Ten Things About Me You Don’t Already Know

Ten Things About Me You Don’t Already Know



I took a year out of work in 1994 to backpack around the world.

It’s a long time ago now, and I didn’t actually circumference the globe, but I travelled through Africa, Asia and Australasia.  I had the time of my life and met so many interesting people.  In Africa, I met a witch-doctor who told me he could vomit bees.  He invited me into the jungle so he could show me, but I was too scared and declined the offer!  I still have some of the ‘magic’ carpets I bought in India, and the didgeridoo I bought in Australia.


I regret never having worked abroad.

There isn’t much I regret about my life, but I wish I taken the opportunity to work in another country.  It’s an experience that I hear from others that always makes me envious.  I did work for a dressage rider near Eindhoven in Holland for about a month in the 1980s – but the time wasn’t right – I was a teenager, alone and homesickness prevailed, sending my running back home.
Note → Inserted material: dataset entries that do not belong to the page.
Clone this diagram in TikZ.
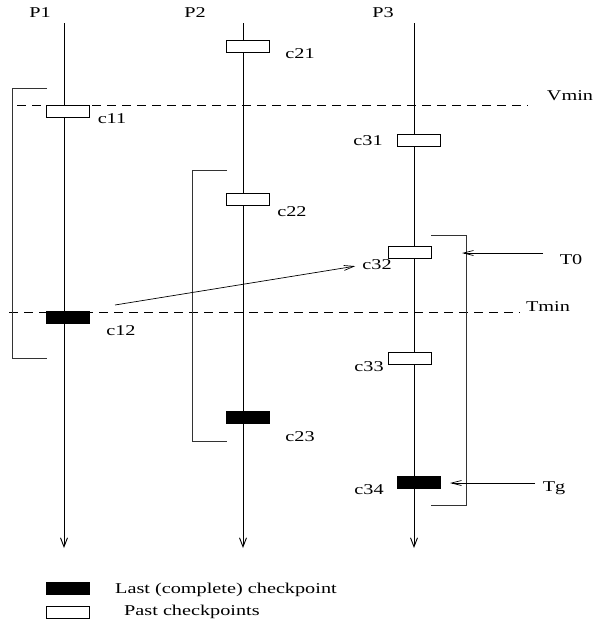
\documentclass[tikz,border=0pt]{standalone}
\usepackage{fontspec}
\setmainfont{Liberation Serif}
\newfontfamily\lblfont[FakeStretch=1.35]{Liberation Serif}
\usetikzlibrary{arrows.meta}
\begin{document}
\begin{tikzpicture}[x=1pt,y=-1pt,
  lbl/.style={inner sep=0pt,font=\lblfont\fontsize{15}{15}\selectfont},
  past/.style={draw,line width=0.8pt,fill=white,minimum width=43pt,minimum height=12pt,inner sep=0pt},
  last/.style={draw,line width=0.8pt,fill=black,minimum width=43pt,minimum height=12pt,inner sep=0pt},
  axis/.style={line width=0.9pt,-{Straight Barb[length=9pt,width=7pt,line width=0.9pt]}},
  level/.style={line width=0.7pt,dash pattern=on 9pt off 6pt},
  brk/.style={line width=0.8pt,draw=black!80},
  msg/.style={line width=0.7pt,-{Straight Barb[length=10pt,width=5pt,line width=0.7pt]}}]
\useasboundingbox (0,0) rectangle (597,624);

% process time lines
\coordinate (p1top) at (64,23);  \coordinate (p1end) at (64,548);
\coordinate (p2top) at (243,23); \coordinate (p2end) at (243,548);
\coordinate (p3top) at (414,23); \coordinate (p3end) at (414,548);
\node[lbl] (P1) at (40,13) {P1};
\node[lbl] (P2) at (195,13) {P2};
\node[lbl] (P3) at (383,13) {P3};

% recovery lines
\coordinate (vminA) at (17,105);  \coordinate (vminB) at (528,105);
\coordinate (tminA) at (9,312);   \coordinate (tminB) at (520,312);
\draw[level] (vminA) -- (vminB);
\draw[level] (tminA) -- (tminB);
\node[lbl] (Vmin) at (570,96) {Vmin};
\node[lbl] (Tmin) at (548,307) {Tmin};

\draw[axis] (p1top) -- (p1end);
\draw[axis] (p2top) -- (p2end);
\draw[axis] (p3top) -- (p3end);

% intervals
\coordinate (b1a) at (47,88);   \coordinate (b1b) at (47,358);
\coordinate (b2a) at (227,170); \coordinate (b2b) at (227,441);
\coordinate (b3a) at (431,235); \coordinate (b3b) at (431,505);
\draw[brk] (b1a) -| (12,358) -- (b1b);
\draw[brk] (b2a) -| (192,441) -- (b2b);
\draw[brk] (b3a) -| (466,505) -- (b3b);

% checkpoints
\node[past] (c21) at (247.5,46) {};
\node[past] (c11) at (67.5,111) {};
\node[past] (c31) at (418.5,140) {};
\node[past] (c22) at (247.5,199) {};
\node[past] (c32) at (410,252.5) {};
\node[last] (c12) at (68,317) {};
\node[past] (c33) at (410,358.5) {};
\node[last] (c23) at (247.5,417) {};
\node[last] (c34) at (419,482) {};

\node[lbl] (lc21) at (300,54) {c21};
\node[lbl] (lc11) at (112,119) {c11};
\node[lbl] (lc31) at (368,141) {c31};
\node[lbl] (lc22) at (292,212) {c22};
\node[lbl] (lc32) at (377,265) {c32};
\node[lbl] (lc12) at (121,331) {c12};
\node[lbl] (lc33) at (369,367) {c33};
\node[lbl] (lc23) at (300,437) {c23};
\node[lbl] (lc34) at (369,490) {c34};

% message and time marks
\coordinate (msgA) at (115,305);
\draw[msg,shorten >=7pt] (msgA) -- (lc32.west);
\node[lbl] (T0) at (571,260) {T0};
\node[lbl] (Tg) at (554,488) {Tg};
\coordinate (t0tail) at (543,253); \coordinate (t0head) at (462,253);
\coordinate (tgtail) at (535,483); \coordinate (tghead) at (450,483);
\draw[msg] (t0tail) -- (t0head);
\draw[msg] (tgtail) -- (tghead);

% legend
\node[last] (keyLast) at (68,588) {};
\node[past] (keyPast) at (68,612) {};
\node[lbl,anchor=west] (txtLast) at (115,590) {Last (complete) checkpoint};
\node[lbl,anchor=west] (txtPast) at (124,612) {Past checkpoints};
\end{tikzpicture}
\end{document}
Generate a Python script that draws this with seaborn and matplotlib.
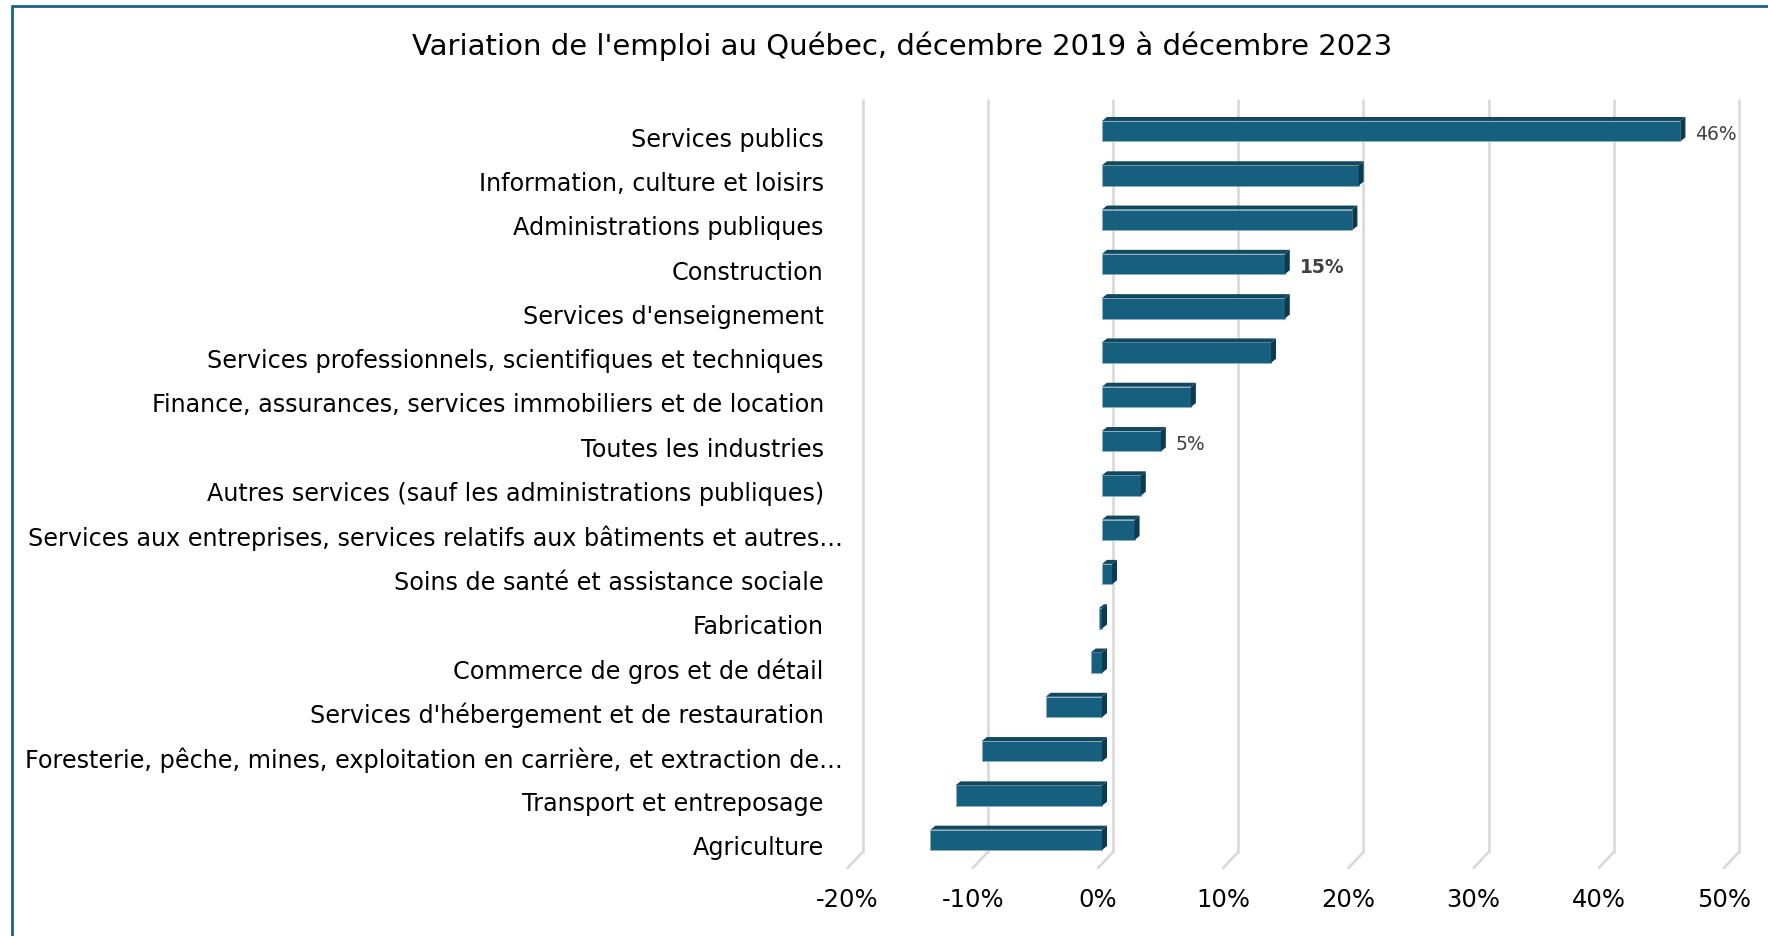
import numpy as np
import pandas as pd
import matplotlib
matplotlib.use('Agg')
import matplotlib.pyplot as plt
import matplotlib.transforms as mtransforms
from matplotlib.patches import Polygon
from matplotlib.lines import Line2D
import seaborn as sns

# data (variation in %, Dec 2019 -> Dec 2023)
industries = [
    'Services publics',
    'Information, culture et loisirs',
    'Administrations publiques',
    'Construction',
    "Services d'enseignement",
    'Services professionnels, scientifiques et techniques',
    'Finance, assurances, services immobiliers et de location',
    'Toutes les industries',
    'Autres services (sauf les administrations publiques)',
    'Services aux entreprises, services relatifs aux bâtiments et autres…',
    'Soins de santé et assistance sociale',
    'Fabrication',
    'Commerce de gros et de détail',
    "Services d'hébergement et de restauration",
    'Foresterie, pêche, mines, exploitation en carrière, et extraction de…',
    'Transport et entreposage',
    'Agriculture',
]
variation = [46.2, 20.5, 20.0, 14.6, 14.6, 13.5, 7.1, 4.7, 3.1, 2.6, 0.8,
             -0.25, -0.9, -4.5, -9.6, -11.7, -13.7]

# only three bars carry a value label
labelled = ['Services publics', 'Construction', 'Toutes les industries']
label_text = ['46%', '15%', '5%']
label_weight = ['normal', 'bold', 'normal']

xticks = [-20, -10, 0, 10, 20, 30, 40, 50]
xtick_labels = ['-20%', '-10%', '0%', '10%', '20%', '30%', '40%', '50%']

df = pd.DataFrame({'industrie': industries, 'variation': variation})

front = '#175f7e'
top_col = '#12485f'
side_col = '#0c3a4e'
grid_col = '#d9d9d9'

sns.set_style('white')
plt.rcParams['font.family'] = ['DejaVu Sans']

W, H = 1768, 936
fig = plt.figure(figsize=(W / 100, H / 100), dpi=100)
ax_l, ax_b, ax_w, ax_h = 851.6 / W, (H - 862) / H, 876.4 / W, 753 / H
ax = fig.add_axes([ax_l, ax_b, ax_w, ax_h])

sns.barplot(data=df, x='variation', y='industrie', orient='h', color=front,
            width=0.46, saturation=1, edgecolor='#8fb0c2', linewidth=0.6,
            ax=ax, zorder=3)
ax.set_xlim(-20, 50)
ax.set_ylim(16.5, -0.5)
ax.set_xlabel('')
ax.set_ylabel('')
for s in ax.spines.values():
    s.set_visible(False)

px_per_pct = W * ax_w / 70.0
def px(n):
    return n / px_per_pct

# back-wall gridlines + floor slant
xt = ax.get_xaxis_transform()
y_bot = 10 / 753
y_top = 1 + 9 / 753
y_floor = -6 / 753
for v in xticks:
    ax.add_line(Line2D([v + px(11), v + px(11)], [y_bot, y_top], transform=xt,
                       color=grid_col, lw=1.9, zorder=1, clip_on=False))
    ax.add_line(Line2D([v + px(11), v - px(4)], [y_bot, y_floor], transform=xt,
                       color=grid_col, lw=1.9, zorder=1, clip_on=False))

# 3D top and side faces of each bar
dx, dy = px(5), 4 / 44.3
for p in ax.patches:
    x0, w = p.get_x(), p.get_width()
    y0, h = p.get_y(), p.get_height()
    xl, xr = min(x0, x0 + w), max(x0, x0 + w)
    ytop = y0
    ybot = y0 + h
    top = Polygon([(xl, ytop), (xr, ytop), (xr + dx, ytop - dy), (xl + dx, ytop - dy)],
                  closed=True, facecolor=top_col, edgecolor='none', zorder=4)
    side = Polygon([(xr, ytop), (xr + dx, ytop - dy), (xr + dx, ybot - dy), (xr, ybot)],
                   closed=True, facecolor=side_col, edgecolor='none', zorder=4)
    ax.add_patch(top)
    ax.add_patch(side)

# value labels
for name, txt, wt in zip(labelled, label_text, label_weight):
    i = industries.index(name)
    ax.text(variation[i] + px(15), i + 0.07, txt, ha='left', va='center',
            fontsize=13.5, fontweight=wt, color='#404040', zorder=5)

# ticks
ax.set_xticks(xticks)
ax.set_xticklabels(xtick_labels, fontsize=17.5, color='black')
ax.tick_params(axis='x', length=0, pad=19)
ax.tick_params(axis='y', length=0, pad=20, labelsize=17.2, labelcolor='black')
for lab in ax.get_xticklabels():
    lab.set_transform(lab.get_transform() +
                      mtransforms.ScaledTranslation(-4 / 100, 0, fig.dpi_scale_trans))
for lab in ax.get_yticklabels():
    shift_x = 19 / 100 if lab.get_text().endswith('…') else 0
    lab.set_transform(lab.get_transform() +
                      mtransforms.ScaledTranslation(shift_x, -6 / 100, fig.dpi_scale_trans))

fig.text(902 / W, 1 - 46 / H, "Variation de l'emploi au Québec, décembre 2019 à décembre 2023",
         ha='center', va='center', fontsize=21, color='black')

# frame (only top and left edges show in the crop)
fig.add_artist(Line2D([12 / W, 12 / W], [0, 1 - 6 / H], transform=fig.transFigure,
                      color='#1b6487', lw=2))
fig.add_artist(Line2D([12 / W, 1], [1 - 6 / H, 1 - 6 / H], transform=fig.transFigure,
                      color='#1b6487', lw=2))

fig.savefig('out.png', dpi=100, facecolor='white')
I have only been married for twelve years.

I am fifty now and I didn’t meet my husband until my late thirties.  I did have a long term relationship before, but marriage didn’t suit us. My husband has been married more than thirty years – but to three different women!


I have a passion for animals.

If I am watching a film or something on TV where an animal is hurt, I will be much more traumatised than if a person is pained.  I first knew about this when I watched The Incredible Journey aged five.  I sobbed and gulped all the way through, and don’t get me started on Lassie! I have two horses and two dogs.  I love donkeys and would like to rescue a pair in the next couple of years, once we’ve got some land sorted out!  Trouble is, the animals distract me terribly from my writing – they seem to come before most things, including my husband! Only metaphorically speaking of course!  So when I write, I have to be really dedicated and strict with my time-management.


I have played polo.

I went to school with a girl whose father was a polo player and teacher.  They organised for a group of us to take lessons.  I loved it and went on to play at the Pony Club Polo Championships, where I scored the winning goal for our team!  My polo pony was a rangy Palomino from Argentina called Rocky and the win was more down to his skill than my own.


I have been star-struck

I met my teenage pop idol, Paul Young, in 2007 on a motorbike rally.  We were introduced and I found myself speechless after shaking his hand.  I was so embarrassed, I turned a nasty shade of pink.  He was so nice about it though and put his arm around me for our photo.  Afterwards, I could have kicked myself and thought of all the things I could have said that would have led to a fantastic conversation and a lifelong friendship.  Dammit!


I own a classic car

It’s a Clipper Blue MGTC and was made for export to America in 1946.  I often take her on the road, mostly during the summer and attend rallies and organised drives.  She belonged to my father, who lived in New York, and when he died we shipped her back to the UK.  I wrote a light-hearted poem about her imaginary journey through life, which you can find on my blog. http://www.justinejohn.co.uk/2016/02/an-ode-to-my-fathers-mg-tc/


I hate shopping

All shopping.  Clothes. Food. Holidays.  Online or high street.  The only shopping I like is for my dogs or horses.  I love the smell of a saddlery shop and the endless new colours of rugs and numnahs.  And I’ll browse doggie-treat shelves for extended minutes if I can!  But anything for myself – nah!  I end up with clothes with holes in, and stuff that is so out of fashion I should get a starring role in the next Back To the Future film.  When I find a shop I do like, however, I will overspend massively – and I allow myself to do this because I am compensating for all the times I could have shopped but didn’t.


I love a good old fashioned pub

I really enjoy going to eat, but when the feeling takes hold, I will usually choose a good pub over a posh restaurant.  Especially if it’s after a long, refreshing walk in the countryside with friends and dogs, and we all pile through the door to the unmistakable aroma of a Sunday roast.  Lolling on a soft couch in front of the fire with a good friend and bottle of red wine is winter’s treat, or sitting in a summer pub garden, watching the sun go down with a chilled carafe of rose.  Bring it on!


I developed vertigo in my late thirties.

After doing bungy jumping, bridge swinging, abseiling and ski-parachuting in my twenties, you’d think that vertigo was a far from my reality as a snowball surviving a fire.  Sadly I only found out during my honeymoon when we a crossing a very flimsy, seriously wobbly and extremely long jungle canopy bridge in Borneo.  It swept over me like a wave.  My vision blurred, I began to sweat buckets and had the undeniable need to make myself as small as possible.  I got down on my knees and curled myself into a ball before I fainted.  My husband had to coax me up, and only with his help (he had to walk backwards, bless him, while we absolutely maintained eye contact) and two rangers, one in front and one behind, could I continue the journey.  I will never do that again!